Isso explica, em parte, porque “MDNA” é um álbum tão confuso, tanto tematicamente quanto musicalmente. Ao mesmo tempo em que passa uma boa parte do disco fazendo provocações sobre o que ela mesma representa, Madonna parece tragicamente insatisfeita com uma série de coisas que não saíram como ela tinha planejado. O fim do casamento com Guy Ritchie parece ser o principal fantasma e é ele o foco de uma das piores músicas do álbum, a pífia “I Don’t Give A”, um relato absurdo sobre como Madonna sofre tanto, ao ponto de não conseguir ir na manicure (bitch, please).

Essa fragmentação está por todos os lados de “MDNA”, apesar do esforço hercúleo de Martin Solvieg e William Orbit, que operam boa parte das canções.
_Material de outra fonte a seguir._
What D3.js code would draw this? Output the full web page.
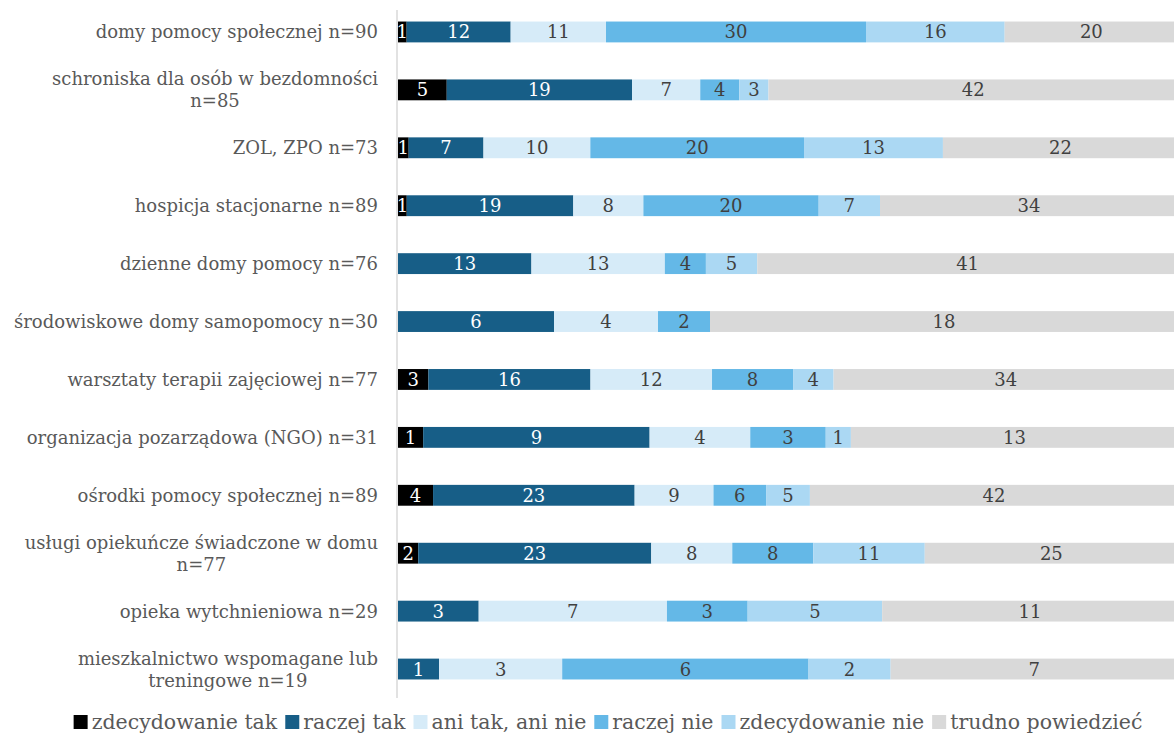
<!DOCTYPE html>
<html>
<head>
<meta charset="utf-8">
<script src="https://cdn.jsdelivr.net/npm/d3@7"></script>
<style>
  body { margin: 0; background: #fff; }
  svg text { font-family: "DejaVu Serif", "Liberation Serif", serif; }
</style>
</head>
<body>
<svg id="chart" width="1174" height="735"></svg>
<script>
// categories (\n = line break in label)
const categories = [
    'domy pomocy społecznej n=90',
    'schroniska dla osób w bezdomności\nn=85',
    'ZOL, ZPO n=73',
    'hospicja stacjonarne n=89',
    'dzienne domy pomocy n=76',
    'środowiskowe domy samopomocy n=30',
    'warsztaty terapii zajęciowej n=77',
    'organizacja pozarządowa (NGO) n=31',
    'ośrodki pomocy społecznej n=89',
    'usługi opiekuńcze świadczone w domu\nn=77',
    'opieka wytchnieniowa n=29',
    'mieszkalnictwo wspomagane lub\ntreningowe n=19'
];

const seriesNames = ['zdecydowanie tak', 'raczej tak', 'ani tak, ani nie', 'raczej nie', 'zdecydowanie nie', 'trudno powiedzieć'];

const zdecydowanieTak = [1, 5, 1, 1, 0, 0, 3, 1, 4, 2, 0, 0];
const raczejTak       = [12, 19, 7, 19, 13, 6, 16, 9, 23, 23, 3, 1];
const aniTakAniNie    = [11, 7, 10, 8, 13, 4, 12, 4, 9, 8, 7, 3];
const raczejNie       = [30, 4, 20, 20, 4, 2, 8, 3, 6, 8, 3, 6];
const zdecydowanieNie = [16, 3, 13, 7, 5, 0, 4, 1, 5, 11, 5, 2];
const trudnoPowiedziec = [20, 42, 22, 34, 41, 18, 34, 13, 42, 25, 11, 7];

const colors = ['#000000', '#175e87', '#d6ebf8', '#64b8e7', '#abd8f3', '#d9d9d9'];
const textColors = ['#ffffff', '#ffffff', '#404040', '#404040', '#404040', '#404040'];

const allSeries = [zdecydowanieTak, raczejTak, aniTakAniNie, raczejNie, zdecydowanieNie, trudnoPowiedziec];

const svg = d3.select('#chart');
const plotLeft = 398, plotRight = 1178;
const plotTop = 3, plotBottom = 698;
const labelSize = 18, valueSize = 18, legendSize = 20.5;

// build rows: each row normalised to its own total (100% stacked)
const rows = categories.map((c, i) => {
    const vals = allSeries.map(s => s[i]);
    const total = d3.sum(vals);
    let acc = 0;
    const segs = vals.map((v, k) => {
        const s = {key: k, value: v, x0: acc / total, x1: (acc + v) / total};
        acc += v;
        return s;
    });
    return {name: c, segs: segs};
});

const x = d3.scaleLinear().domain([0, 1]).range([plotLeft, plotRight]);
const y = d3.scaleBand().domain(categories).range([plotTop, plotBottom]).paddingInner(0.64).paddingOuter(0.32);

// label axis
svg.append('line')
    .attr('x1', plotLeft - 1).attr('x2', plotLeft - 1)
    .attr('y1', plotTop + 7).attr('y2', plotBottom)
    .attr('stroke', '#d9d9d9')
    .attr('stroke-width', 1.5);

const rowG = svg.selectAll('g.row')
    .data(rows)
    .join('g')
    .attr('class', 'row')
    .attr('transform', d => `translate(0,${y(d.name)})`);

rowG.selectAll('rect')
    .data(d => d.segs.filter(s => s.value > 0))
    .join('rect')
    .attr('x', d => x(d.x0))
    .attr('width', d => x(d.x1) - x(d.x0))
    .attr('y', 0)
    .attr('height', y.bandwidth())
    .attr('fill', d => colors[d.key]);

rowG.selectAll('text.val')
    .data(d => d.segs.filter(s => s.value > 0))
    .join('text')
    .attr('class', 'val')
    .attr('x', d => (x(d.x0) + x(d.x1)) / 2)
    .attr('y', y.bandwidth() / 2)
    .attr('dy', '0.36em')
    .attr('text-anchor', 'middle')
    .attr('font-size', valueSize)
    .attr('fill', d => textColors[d.key])
    .text(d => d.value);

// category labels, multi-line ones centred within their block
const labelX = 378;
svg.selectAll('text.cat')
    .data(categories)
    .join('text')
    .attr('class', 'cat')
    .attr('font-size', labelSize)
    .attr('fill', '#595959')
    .each(function (d) {
        const lines = d.split('\n');
        const t = d3.select(this);
        const cy = y(d) + y.bandwidth() / 2;
        if (lines.length === 1) {
            t.attr('x', labelX).attr('y', cy).attr('dy', '0.36em')
                .attr('text-anchor', 'end').text(d);
        } else {
            // measure the widest line to centre both lines under it
            t.attr('text-anchor', 'middle');
            const tmp = svg.append('text').attr('font-size', labelSize).text(lines[0]);
            const w = Math.max(tmp.node().getComputedTextLength(),
                tmp.text(lines[1]).node().getComputedTextLength());
            tmp.remove();
            const cx = labelX - w / 2;
            lines.forEach((ln, j) => {
                t.append('tspan')
                    .attr('x', cx)
                    .attr('y', cy + (j - (lines.length - 1) / 2) * 22)
                    .attr('dy', '0.36em')
                    .text(ln);
            });
        }
    });

// legend
const legend = svg.append('g').attr('class', 'legend');
let lx = 0;
seriesNames.forEach((n, k) => {
    const g = legend.append('g').attr('transform', `translate(${lx},0)`);
    g.append('rect').attr('x', 0).attr('y', -14).attr('width', 14).attr('height', 14).attr('fill', colors[k]);
    const t = g.append('text').attr('x', 18).attr('y', 0).attr('font-size', legendSize).attr('fill', '#595959').text(n);
    lx += 18 + t.node().getComputedTextLength() + 8;
});
const lw = lx - 8;
legend.attr('transform', `translate(${(1174 - lw) / 2 + 21},729)`);
</script>
</body>
</html>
Mesmo sendo de “escolas” diferentes, os dois fazem o máximo para dar uma cara única ao álbum, o que resulta numa espécie de pop produzido em laboratório que nunca esconde sua artificialidade. O problema é que quando Madonna se levanta do trono milimetricamente desenhado pelos dois, ela causa mais estragos do que deveria, como em “Gang Bang” (eletroclash em 2012, mesmo?) e “I Don’t Give A Fuck” (um break de dubstep e arranjo de cordas numa mesma música, imagine o desastre).

Pelo menos os singles funcionam, mesmo que jogar o jogo do pop atual – que ela mesma inventou – não pareça ser lá um dos programas favoritos da cinquentona. “Give Me All Your Luvin’” faz um belo par com o primeiro grande sucesso da cantora, “Holiday”, mesmo com o namedropping desnecessário de M.I.A. e Nicki Minaj. Já “Girl Gone Wild” parece óbvia demais num primeiro momento, mas é possivelmente a coisa mais grudenta que ela fez desde “Hung Up”.

“I’m Addicted” joga Madonna no ponto de encontro entre a disco music e o house, sem soar datada em nenhum momento. Não vicia como droga, mas dá um barato. “Love Spent” parece uma evolução natural da parceria com Orbit em “Ray Of Light” e, mesmo que soe como mais um exemplo do linguajar clássico de Madonna, há um certo charme na fragilidade com que ela canta o refrão trocadilhando amor e dinheiro.

O resto do álbum, como tem acontecido com seus lançamentos recentes, soa, bem, como o resto do álbum. Há baladas sem muita inspiração (“Masterpiece”, “Falling Free”), provocações gratuitas (“I’m A Sinner”, “Some Girls”) e músicas que simplesmente soam como Madonna (“Turn Up The Radio”, “Superstar”), o que talvez seja o grande propósito de “MDNA”.

Como já fizemos antes tantas vezes, em “MDNA” assistimos Madonna – através do vidro, como ela gosta – em mais uma das suas mirabolantes transformações. Em troca pelo espetáculo, ela só pede todo nosso amor. O problema é que nem nós e nem ela andamos tão generosos assim.